According to Spyros Vlachopoulos, a Professor at the Law School of the University of Athens, the courts won’t exercise control over the violation of legal provisions for legislative amendments: “a judge will take on any violations of fundamental and individual rights, however, they will not deal with the provisions of the Constitution concerning the organization and operation of Parliament.” This mentality is based on the perception that the organizational provisions of the Constitution have to do with the exercise of politics, in which judges should not be involved.”
This conclusion is also reinforced by the fact that the jurisprudence makes a formal interpretation of Article 74 paragraph 5 of the Constitution – which states that in case of dispute over the issue of amendments, “the Parliament decides” – supporting the idea that only the Parliament can judge the issue of amendments.
However, the above approach has been criticized on the basis that in the case of overdue amendments, we are not dealing with the judiciary intervening in politics, nor are we dealing with the internal affairs of the parliament in the sense of interna corporis, (which remains out of the scope of judicial control). On the contrary, what is required in this case is the enforcing of the content of the Constitution, and whether or not the law is being implemented
According to Mr. Vlachopoulos, “this is not a matter of politics, it is a matter of legal certainty, which is inextricably linked to the concept of the rule of law.”

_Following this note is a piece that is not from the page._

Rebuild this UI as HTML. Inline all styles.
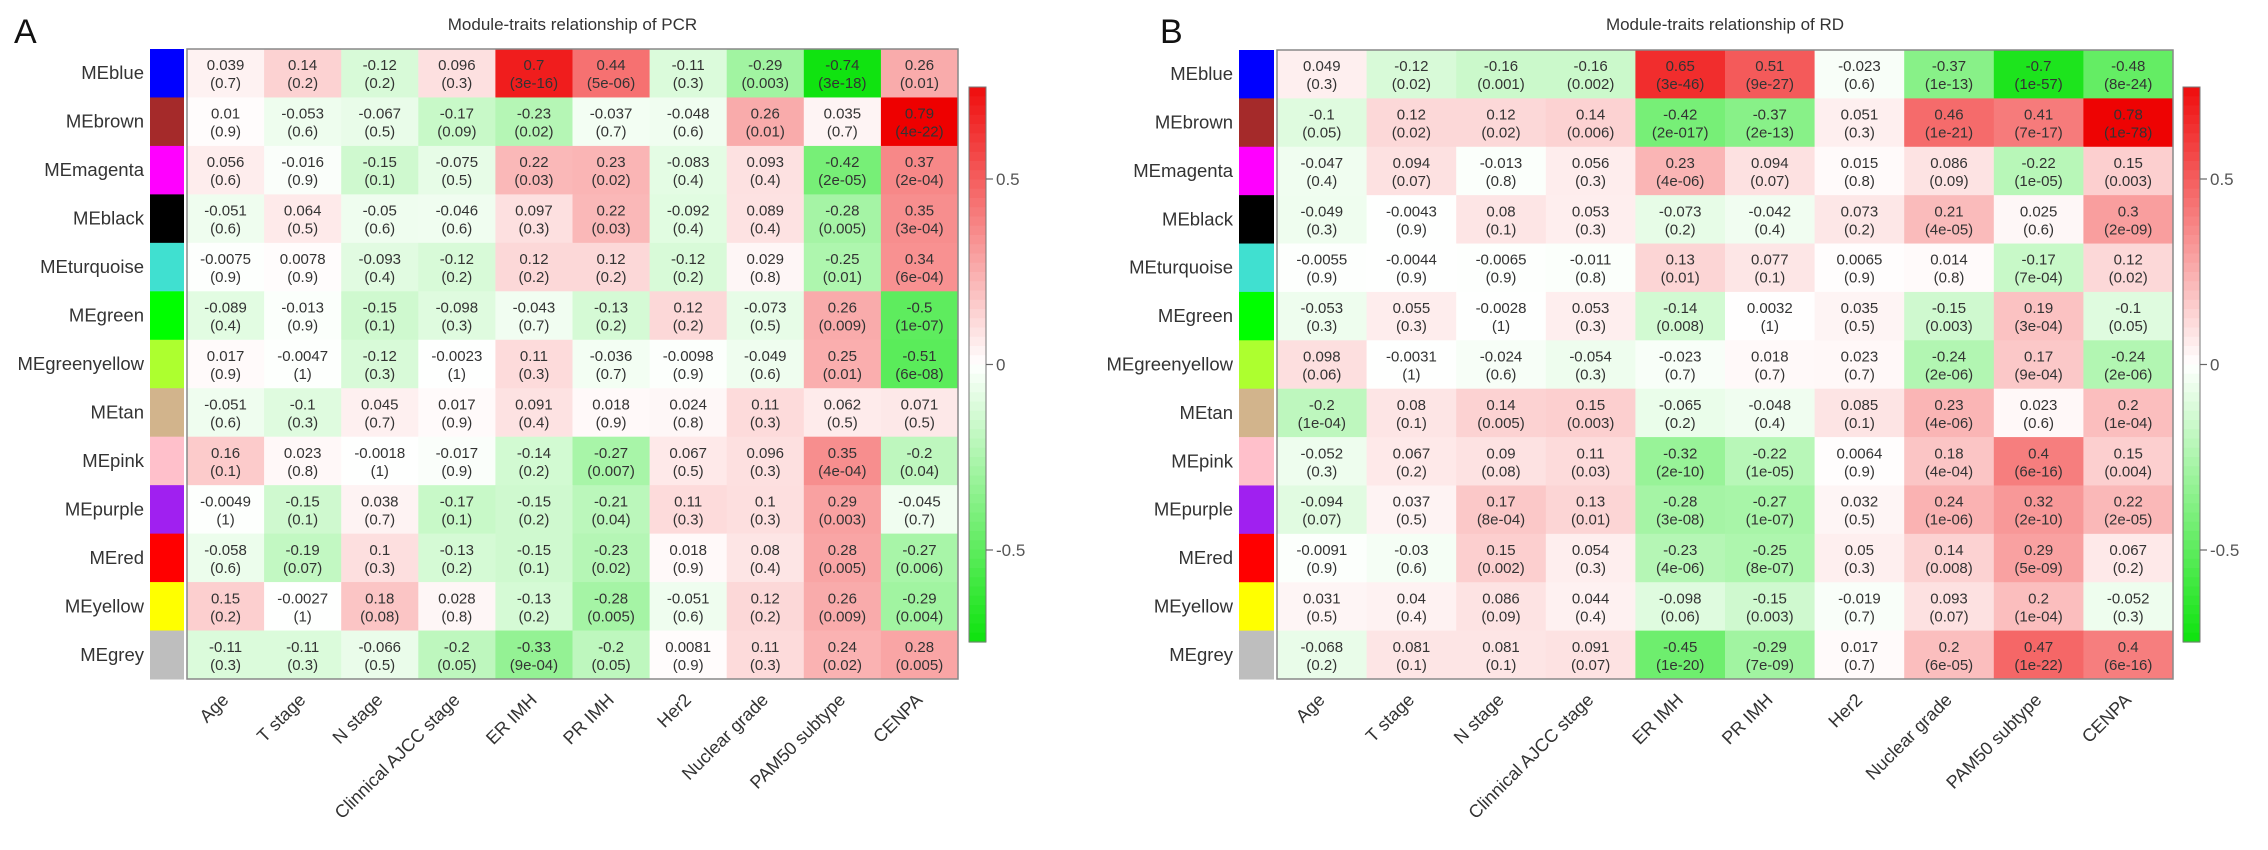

“Devaluing Parliament and the Constitution”
It is noteworthy that in a legal article in 2012 (“The financial crisis as an element of deregulation of the hierarchy of sources of law: Inevitable or otherwise?” Legal Step, December 2021) the Professor of Constitutional Law and current Minister of State George Gerapetritis had commented on the practice of submitting late amendments. Speaking of “devaluing the Parliament and the Constitution”, Mr. Gerapetritis noted at the time that very few laws “meet the conditions of cohesion as required by Article 74 para 5 of the Constitution”, an article that defines the provisions for amendments. According to him, one of the manifestations of the degradation of legislative work is “the mass submission of various last-minute amendments, which the members of the governing majority are usually required to draft, without the possibility of any substantial elaboration process or scrutiny”.
In fact, in his legal analysis, the current Minister of State took it a step further, calling the ‘interna corporis’ theory “outdated,” while criticizing the parliamentary majority, which, “having the assurance that procedural issues will not suffer the torment of judicial constitutional review, feel the weight of the constitutional limits set out for parliamentary procedure much less.”